His daughters, now 16, were home alone on Long Island doing homework recently when a shooting took place outside the family’s house.

Zeldin, a member of B’nai Israel Reform Temple on Long Island, doesn’t always get to spend Shabbat dinner with his family since he’s become a member of Congress, he said. “I find myself doing Shabbat dinner with others elsewhere,” he said.

But when he’s home, the dinner table is set with different traditional dishes, including brisket, which he said is a speciality of his wife Diana, who is Mormon.

Fighting antisemitism

On the campaign trail, Zeldin often talks about the fear felt by visibly Jewish people as they walk down the street or ride the subways, worrying about a violent attack, and about antisemitism on college campuses.

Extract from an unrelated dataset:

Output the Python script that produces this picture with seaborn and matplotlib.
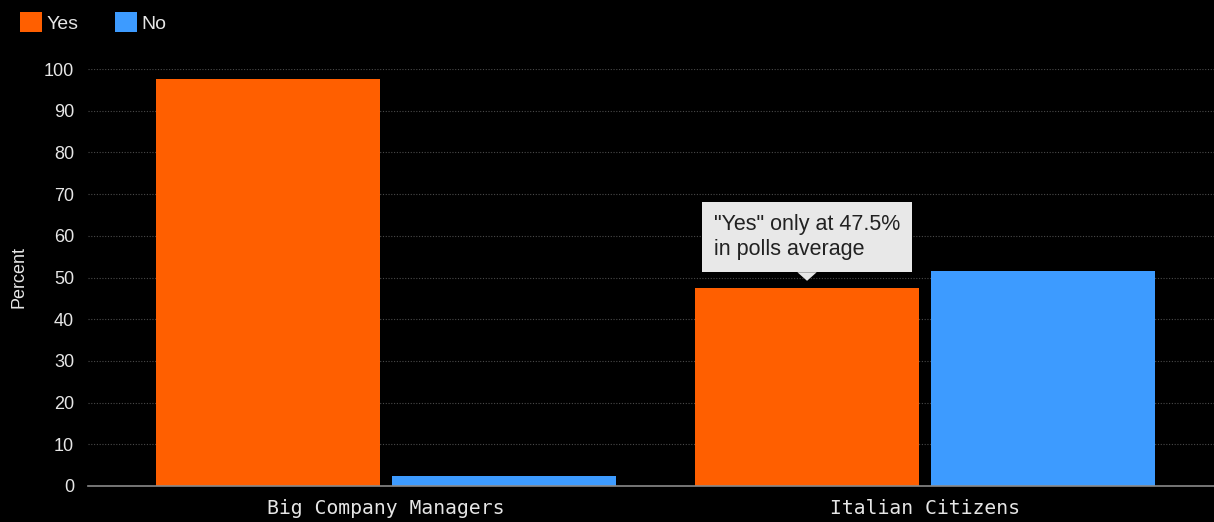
import matplotlib
matplotlib.use("Agg")
import matplotlib.pyplot as plt
from matplotlib.patches import Patch
import seaborn as sns
import pandas as pd

# Survey: support for the referendum
groups = ["Big Company Managers", "Italian Citizens"]
answers = ["Yes", "No"]
yes_pct = [97.5, 47.5]
no_pct = [2.5, 51.5]
y_ticks = list(range(0, 101, 10))
note_text = '"Yes" only at 47.5%\nin polls average'

colors = {"Yes": "#FF5F00", "No": "#3D9BFF"}
bg = "#000000"

df = pd.DataFrame({
    "group": groups * 2,
    "answer": ["Yes"] * len(groups) + ["No"] * len(groups),
    "pct": yes_pct + no_pct,
})

sns.set_theme(style="dark")
plt.rcParams["font.family"] = ["Liberation Sans", "DejaVu Sans"]

fig = plt.figure(figsize=(12.14, 5.22), dpi=100, facecolor=bg)
ax = fig.add_axes([88 / 1214, 1 - 486 / 522, 1 - 88 / 1214, 417 / 522])
ax.set_facecolor(bg)

sns.barplot(data=df, x="group", y="pct", hue="answer", order=groups,
            hue_order=answers, palette=colors, width=0.876, gap=0.05,
            saturation=1, legend=False, linewidth=0, ax=ax, zorder=3)

ax.set_xlim(-0.553, 1.536)
ax.set_ylim(0, 100)
ax.set_yticks(y_ticks)
ax.set_yticklabels([str(t) for t in y_ticks], color="#e6e6e6", fontsize=13)
ax.tick_params(axis="y", length=0, pad=10)
ax.tick_params(axis="x", length=5, color="#888888", width=1, pad=4)
for lbl in ax.get_xticklabels():
    lbl.set_family("DejaVu Sans Mono")
    lbl.set_fontsize(14.2)
    lbl.set_color("#e6e6e6")

for s in ["top", "right", "left"]:
    ax.spines[s].set_visible(False)
ax.spines["bottom"].set_color("#8a8a8a")
ax.spines["bottom"].set_linewidth(1.2)
ax.spines["bottom"].set_zorder(4)

ax.grid(False)
for t in y_ticks[1:]:
    ax.axhline(t, color="#4a4a4a", linestyle=(0, (1, 1.5)), linewidth=0.8, zorder=1)

ax.set_xlabel("")
ax.set_ylabel("Percent", color="#e6e6e6", fontsize=13, labelpad=12)

# Callout above the citizens' "Yes" bar
yes_bar = ax.patches[1]
cx = yes_bar.get_x() + yes_bar.get_width() / 2
top = yes_bar.get_height()
ax.annotate(note_text, xy=(cx, top + 1.7), xytext=(cx, top + 6.6),
            ha="center", va="bottom", multialignment="left",
            fontsize=15.5, color="#222222", linespacing=1.3,
            bbox=dict(boxstyle="square,pad=0.55", fc="#e8e8e8", ec="none"),
            arrowprops=dict(arrowstyle="wedge,tail_width=0.9,shrink_factor=0.5",
                            fc="#e8e8e8", ec="none", shrinkA=0, shrinkB=0),
            zorder=6)

handles = [Patch(facecolor=colors[a], edgecolor="none", label=a) for a in answers]
leg = fig.legend(handles=handles, loc="upper left", bbox_to_anchor=(0.002, 1.01),
                 ncol=2, frameon=False, handlelength=1.15, handleheight=1.15,
                 handletextpad=0.2, columnspacing=1.9, fontsize=14)
for txt in leg.get_texts():
    txt.set_color("#e6e6e6")

fig.savefig("out.png", dpi=100, facecolor=bg)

City Councilwoman Inna Vernikov and a Zeldin supporter hold a Zeldin campaign poster in Yiddish on Oct. 23, 2022. Photo by Jacob Kornbluh

In his only televised debate with Hochul earlier this week, Zeldin twice mentioned the rise in antisemitism in New York State and blamed her for not taking it seriously. A recent Anti-Defamation League report showed New York led the nation with 416 reported antisemitic incidents last year — though it’s home to more Jews than any other state. More than 577 incidents were reported in the first eight months of this year. The New York Police Department tallied 20 Jewish-related hate crime incidents in New York City last month.

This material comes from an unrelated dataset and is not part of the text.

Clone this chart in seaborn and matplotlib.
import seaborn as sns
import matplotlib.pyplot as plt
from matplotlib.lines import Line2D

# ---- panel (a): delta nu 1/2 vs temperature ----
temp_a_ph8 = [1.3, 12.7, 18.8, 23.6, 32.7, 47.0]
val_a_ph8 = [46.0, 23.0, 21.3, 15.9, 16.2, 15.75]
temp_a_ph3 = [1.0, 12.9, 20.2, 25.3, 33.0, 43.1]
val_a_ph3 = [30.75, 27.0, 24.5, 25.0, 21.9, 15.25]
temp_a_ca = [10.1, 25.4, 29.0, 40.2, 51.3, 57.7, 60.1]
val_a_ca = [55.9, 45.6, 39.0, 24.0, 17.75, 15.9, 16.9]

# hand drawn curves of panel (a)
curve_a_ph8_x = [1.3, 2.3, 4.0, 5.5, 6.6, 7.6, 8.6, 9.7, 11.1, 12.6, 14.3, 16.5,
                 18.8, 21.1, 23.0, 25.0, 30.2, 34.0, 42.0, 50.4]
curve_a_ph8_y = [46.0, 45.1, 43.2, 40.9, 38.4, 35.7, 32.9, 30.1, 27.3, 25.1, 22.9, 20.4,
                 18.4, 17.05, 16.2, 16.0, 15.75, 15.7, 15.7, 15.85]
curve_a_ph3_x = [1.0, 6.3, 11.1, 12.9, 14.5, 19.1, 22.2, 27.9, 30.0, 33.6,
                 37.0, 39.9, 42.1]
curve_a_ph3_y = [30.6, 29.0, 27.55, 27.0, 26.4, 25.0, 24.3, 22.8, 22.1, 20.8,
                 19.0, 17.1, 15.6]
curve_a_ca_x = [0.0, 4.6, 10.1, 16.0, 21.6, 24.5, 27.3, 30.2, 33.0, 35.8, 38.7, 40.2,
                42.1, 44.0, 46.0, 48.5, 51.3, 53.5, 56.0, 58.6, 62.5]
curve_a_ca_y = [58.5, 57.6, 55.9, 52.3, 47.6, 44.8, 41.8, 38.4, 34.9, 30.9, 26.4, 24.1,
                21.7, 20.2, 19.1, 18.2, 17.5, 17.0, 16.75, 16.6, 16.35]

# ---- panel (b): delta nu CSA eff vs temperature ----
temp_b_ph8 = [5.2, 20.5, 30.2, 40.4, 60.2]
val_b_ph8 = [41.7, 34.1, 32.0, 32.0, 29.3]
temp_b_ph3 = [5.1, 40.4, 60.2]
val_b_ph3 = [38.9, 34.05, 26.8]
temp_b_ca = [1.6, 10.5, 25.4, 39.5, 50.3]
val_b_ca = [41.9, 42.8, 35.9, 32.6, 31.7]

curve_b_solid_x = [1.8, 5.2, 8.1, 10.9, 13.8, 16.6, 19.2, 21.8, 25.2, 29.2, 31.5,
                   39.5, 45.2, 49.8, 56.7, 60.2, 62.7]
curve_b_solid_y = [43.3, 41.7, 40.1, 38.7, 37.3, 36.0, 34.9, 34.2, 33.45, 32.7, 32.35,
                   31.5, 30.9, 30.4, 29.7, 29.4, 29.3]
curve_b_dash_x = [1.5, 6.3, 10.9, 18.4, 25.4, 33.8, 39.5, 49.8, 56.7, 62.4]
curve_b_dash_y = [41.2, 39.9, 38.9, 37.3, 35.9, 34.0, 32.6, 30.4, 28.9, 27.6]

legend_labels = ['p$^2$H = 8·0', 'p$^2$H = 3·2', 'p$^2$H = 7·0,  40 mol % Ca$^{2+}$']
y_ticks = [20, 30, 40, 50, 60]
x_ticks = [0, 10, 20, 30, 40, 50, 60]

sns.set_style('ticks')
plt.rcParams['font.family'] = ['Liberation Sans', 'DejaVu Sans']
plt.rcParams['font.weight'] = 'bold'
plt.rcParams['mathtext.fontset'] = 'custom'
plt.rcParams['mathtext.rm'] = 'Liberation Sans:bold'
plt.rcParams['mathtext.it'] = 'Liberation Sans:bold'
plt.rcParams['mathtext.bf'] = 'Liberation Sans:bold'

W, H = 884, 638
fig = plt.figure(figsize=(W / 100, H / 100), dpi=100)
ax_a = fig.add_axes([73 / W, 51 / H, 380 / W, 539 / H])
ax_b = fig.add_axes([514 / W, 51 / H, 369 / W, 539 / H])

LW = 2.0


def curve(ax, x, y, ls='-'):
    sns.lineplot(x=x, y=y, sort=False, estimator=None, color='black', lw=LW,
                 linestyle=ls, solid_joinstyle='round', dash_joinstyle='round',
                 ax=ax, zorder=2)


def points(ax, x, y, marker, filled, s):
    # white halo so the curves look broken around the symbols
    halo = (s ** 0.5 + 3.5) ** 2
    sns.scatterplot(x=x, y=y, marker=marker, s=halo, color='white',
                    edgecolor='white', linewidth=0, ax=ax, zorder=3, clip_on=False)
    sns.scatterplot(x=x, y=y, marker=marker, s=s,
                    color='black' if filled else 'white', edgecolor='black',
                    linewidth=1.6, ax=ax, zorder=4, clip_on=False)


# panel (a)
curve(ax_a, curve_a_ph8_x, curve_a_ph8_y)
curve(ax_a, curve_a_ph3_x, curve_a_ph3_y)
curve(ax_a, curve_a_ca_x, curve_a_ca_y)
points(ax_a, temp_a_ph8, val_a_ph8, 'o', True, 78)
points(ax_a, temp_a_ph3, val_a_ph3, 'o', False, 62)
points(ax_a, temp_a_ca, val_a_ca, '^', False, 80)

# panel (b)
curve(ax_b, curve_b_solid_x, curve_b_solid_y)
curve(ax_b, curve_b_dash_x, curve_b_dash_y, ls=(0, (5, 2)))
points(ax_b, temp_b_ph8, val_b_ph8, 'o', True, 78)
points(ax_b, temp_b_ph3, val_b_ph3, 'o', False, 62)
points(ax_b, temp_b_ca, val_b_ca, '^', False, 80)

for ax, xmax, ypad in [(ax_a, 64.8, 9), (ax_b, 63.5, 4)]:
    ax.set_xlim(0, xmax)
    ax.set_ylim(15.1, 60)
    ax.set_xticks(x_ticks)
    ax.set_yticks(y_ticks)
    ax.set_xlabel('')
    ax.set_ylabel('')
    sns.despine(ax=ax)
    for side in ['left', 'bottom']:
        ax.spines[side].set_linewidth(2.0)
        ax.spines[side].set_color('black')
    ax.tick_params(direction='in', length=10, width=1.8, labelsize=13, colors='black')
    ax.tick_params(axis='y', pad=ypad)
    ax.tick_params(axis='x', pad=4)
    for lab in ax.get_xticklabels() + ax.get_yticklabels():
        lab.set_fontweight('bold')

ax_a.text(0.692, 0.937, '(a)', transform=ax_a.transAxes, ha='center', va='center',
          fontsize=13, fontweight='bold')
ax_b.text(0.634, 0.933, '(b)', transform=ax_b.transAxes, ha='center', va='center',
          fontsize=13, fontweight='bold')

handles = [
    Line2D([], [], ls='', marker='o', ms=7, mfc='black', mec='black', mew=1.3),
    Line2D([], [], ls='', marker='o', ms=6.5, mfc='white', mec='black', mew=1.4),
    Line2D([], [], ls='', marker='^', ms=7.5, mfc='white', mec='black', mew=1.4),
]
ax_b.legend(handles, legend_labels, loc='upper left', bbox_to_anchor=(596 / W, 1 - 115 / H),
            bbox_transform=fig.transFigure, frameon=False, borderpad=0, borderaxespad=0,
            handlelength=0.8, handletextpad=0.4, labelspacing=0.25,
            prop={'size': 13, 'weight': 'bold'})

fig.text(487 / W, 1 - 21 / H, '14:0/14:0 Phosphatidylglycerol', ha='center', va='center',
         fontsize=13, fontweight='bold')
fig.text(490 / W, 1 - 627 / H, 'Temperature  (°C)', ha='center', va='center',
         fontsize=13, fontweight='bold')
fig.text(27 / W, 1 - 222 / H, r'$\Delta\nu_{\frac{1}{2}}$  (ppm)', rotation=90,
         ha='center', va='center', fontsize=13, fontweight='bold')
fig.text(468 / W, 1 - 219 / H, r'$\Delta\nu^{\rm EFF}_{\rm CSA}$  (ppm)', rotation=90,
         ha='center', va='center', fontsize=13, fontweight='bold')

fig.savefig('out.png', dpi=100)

Zeldin said that through school and in his four years on active duty in the army, he has “never once encountered antisemitism.” He also said he personally hasn’t experienced antisemitism within the Republican Party.

Asked about  Trump’s most recent tirade against American Jews for failing to support him, and the former president’s warning that they must “get their act together … before it is too late!” Zeldin said he disapproved of Trump’s criticism. Jonathan Greenblatt, CEO of the Anti-Defamation League, described the statement as “an unveiled threat” and the White House deemed it “antisemitic.”

”The Jewish people aren’t monolithic,” Zeldin said. “It’s really important for everyone to understand that when we’re communicating with Jewish voters that there are different priorities, different values, different backgrounds and different party affiliations and what might resonate with some might not resonate with others.”

He said that having talked to Trump in the past, he understands the former president is frustrated that his policy toward Israel and his efforts to combat antisemitism on campus did not resonate with some Jewish voters. But Zeldin said his view is that “everyone out there is free to vote for whoever they want to vote for.”

Final stretch

A new poll published on Friday showed Hochul maintaining a 6-point lead over Zeldin, but crime and the economy having surpassed abortion rights and protecting democracy as priorities for voters. The governor has shifted her message to fighting crime. “You deserve to feel safe,” Hochul says in a new TV ad, a move the Republican nominee describes as an acknowledgment of how close the race has become.

Zeldin, who earned his black belt in Taekwondo in 2016, said despite his increasing momentum in the race he is nonetheless “working every day harder than the last” to pull off an upset.

“This is our last stand for New York and losing is not an option,” Zeldin said during a Sunday event held at the Beth Gavriel Community Center in Queens. “Take nothing for granted so that when you go to sleep on Tuesday, Nov. 8, you can go to sleep with a big smile, a sigh of relief and joy knowing that New York is going to be saved.”